Reformasi 1998 menandai periode penting dalam sejarah Indonesia. Namun di balik gelombang keinginan perubahan, tersimpan kisah kelam yang nyaris tak pernah terungkap sepenuhnya ke publik. Berikut beberapa bab suram yang hingga kini masih gelap, meski jejaknya masih membekas.
1. Kekerasan Seksual Terstruktur yang Disembunyikan
Tragedi Mei 1998 bukan hanya soal demonstrasi dan kerusuhan---namun juga kekerasan seksual massif yang direkayasa untuk menakut-nakuti kelompok-kelompok tertentu. Lebih dari 150 perempuan etnis Tionghoa didokumentasikan mengalami pemerkosaan dan pelecehan seksual di berbagai kota seperti Jakarta, Medan, dan Surabaya. Banyak korban yang tidak berani melapor, sementara yang melapor pun nyaris tidak pernah mendapatkan keadilan. Dari data Tim Gabungan Pencari Fakta (TGPF), tercatat 53 perempuan menjadi korban pemerkosaan, 14 mengalami pemerkosaan dengan penganiayaan, 10 penyerangan seksual, dan 9 pelecehan seksual.

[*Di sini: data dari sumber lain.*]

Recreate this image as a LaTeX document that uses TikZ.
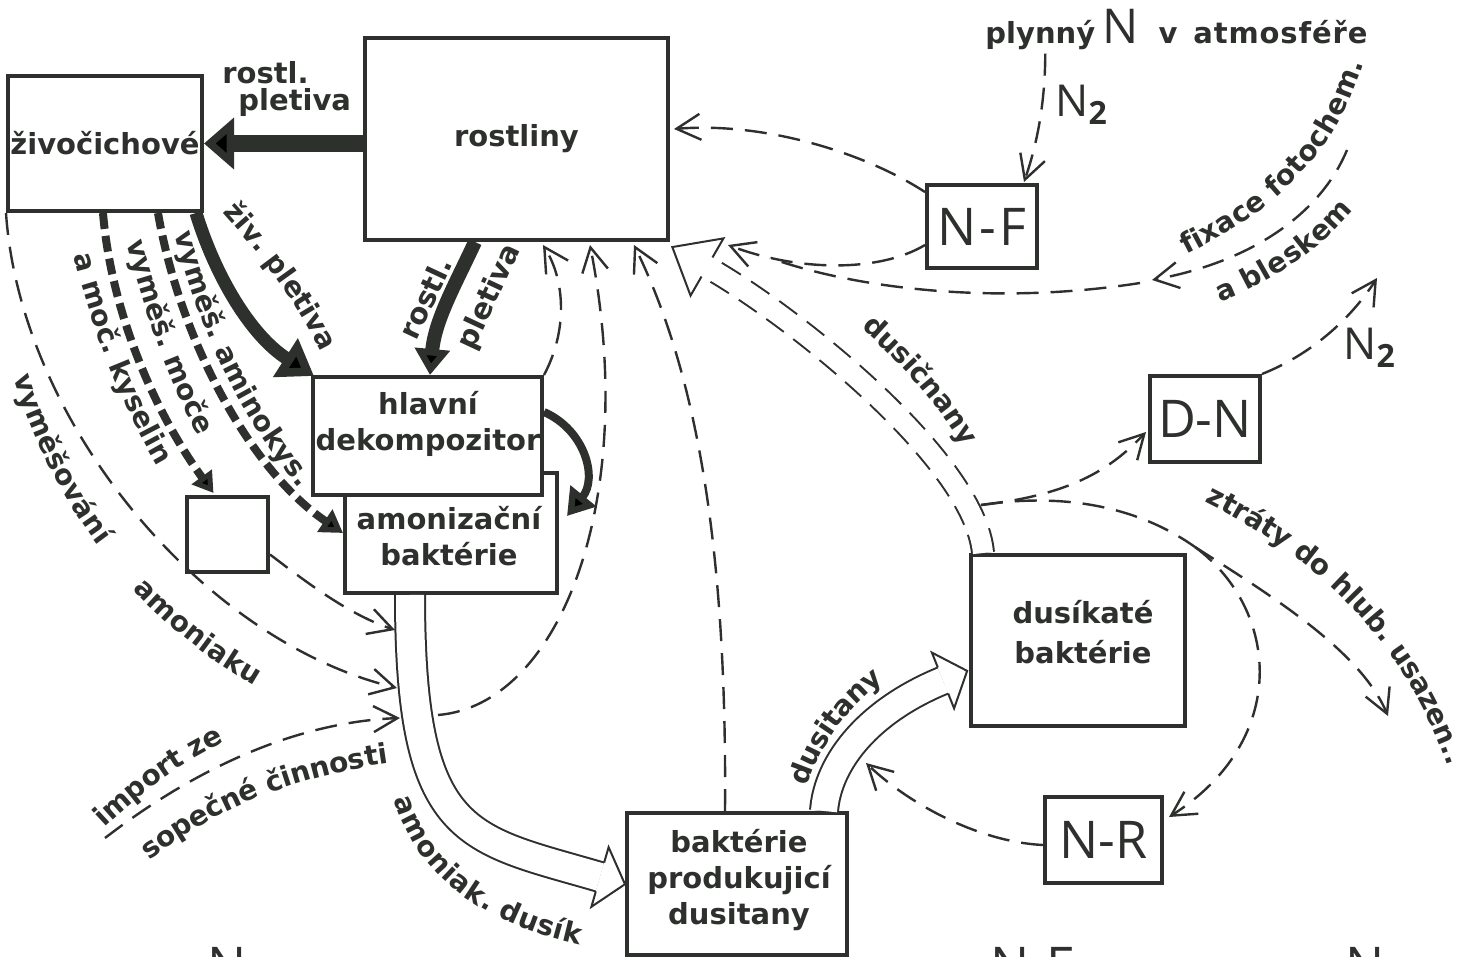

Dalam kisah memilukan yang dibagikan Ita Fathia Nadia, seorang anak berusia 11 tahun meninggal di pangkuannya akibat luka dan trauma setelah mengalami pemerkosaan brutal. Nyatanya, tak ada satu pun pelaku yang diadili --- membuktikan bahwa kekerasan seksual pemberangusan masa itu masih terus menganga dalam impunitas.
2. Penculikan dan Hilangnya Aktivis Tanpa Jejak
Bukan hanya mahasiswa Trisakti yang terbunuh, beberapa aktivis dan warga hilang secara misterius. TGPF mencatat sejumlah nama korban penculikan seperti Yadin Muhidin (23 tahun), Abdun Nasir (33 tahun), Hendra Hambali (19 tahun), dan Ucok Siahaan (22 tahun)---yang dilaporkan hilang dan tidak pernah ditemukan jejaknya.
Selain itu, Leonardus Nugroho Iskandar, alias Gilang, seorang pengamen sekaligus aktivis di Solo ditemukan tewas di Magetan dengan luka tusuk di dada, diduga karena aktivitas politiknya. Kasus-kasus seperti ini sering dibiarkan tanpa penyelidikan serius, menambah panjang daftar hilang tanpa kejelasan.
3. "Ninja Scare" di Jawa Timur: Kekerasan Semu Mistis
Tak lama setelah kerusuhan Mei, muncul wabah kekerasan di Jawa Timur, yang disebut "ninja scare" --- vigilante berpakaian serba hitam menyerang warga yang dicurigai sebagai dukun santet (dukun pengaruh hitam). Dari Februari hingga sekitar November 1998, total 307 orang tewas tersebar di Banyuwangi, Jember, dan Malang dalam kekerasan yang berlangsung seperti pemburuan mistis ini.
TGPF menyoroti adanya dugaan keterlibatan aparat keamanan dalam memberi ruang bagi aksi ini, atau setidaknya menunda respons bersegera, sehingga memicu eskalasi kekerasan massal hingga tewasnya puluhan bahkan ratusan orang.